The defense is there and the effort is there, but in order for Westbrook to make it to the next level, he’ll need to turn his effort and his hustle inward. Russell’s game will take him as far as he wills it to, and though premier point guard instincts can’t exactly be taught, they can be cultivated by time in the gym, studying video, and with the playbook. That’s what it’s going to take for Westbrook to earn a spot among the elite at his position, and his on-court work ethic gives us all reason for optimism. It’s also the reason why Francis had a ceiling, but Westbrook does not.

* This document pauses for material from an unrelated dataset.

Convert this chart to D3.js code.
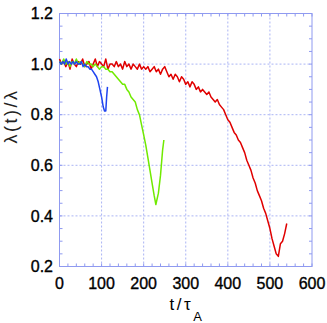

The key is to avoid spinning sideways, and though he has yet to take any substantive jumps this year, he’s a sophomore. I love instant returns as much as anyone else, but the key to Westbrook understanding and actualizing will be the patience of those within the Thunder organization itself. They put a big vote of confidence in Russ this past summer by not drafting one of a million competent point guards, and that mentality is what’s needed for Westbrook to develop into the player everyone hopes he can be.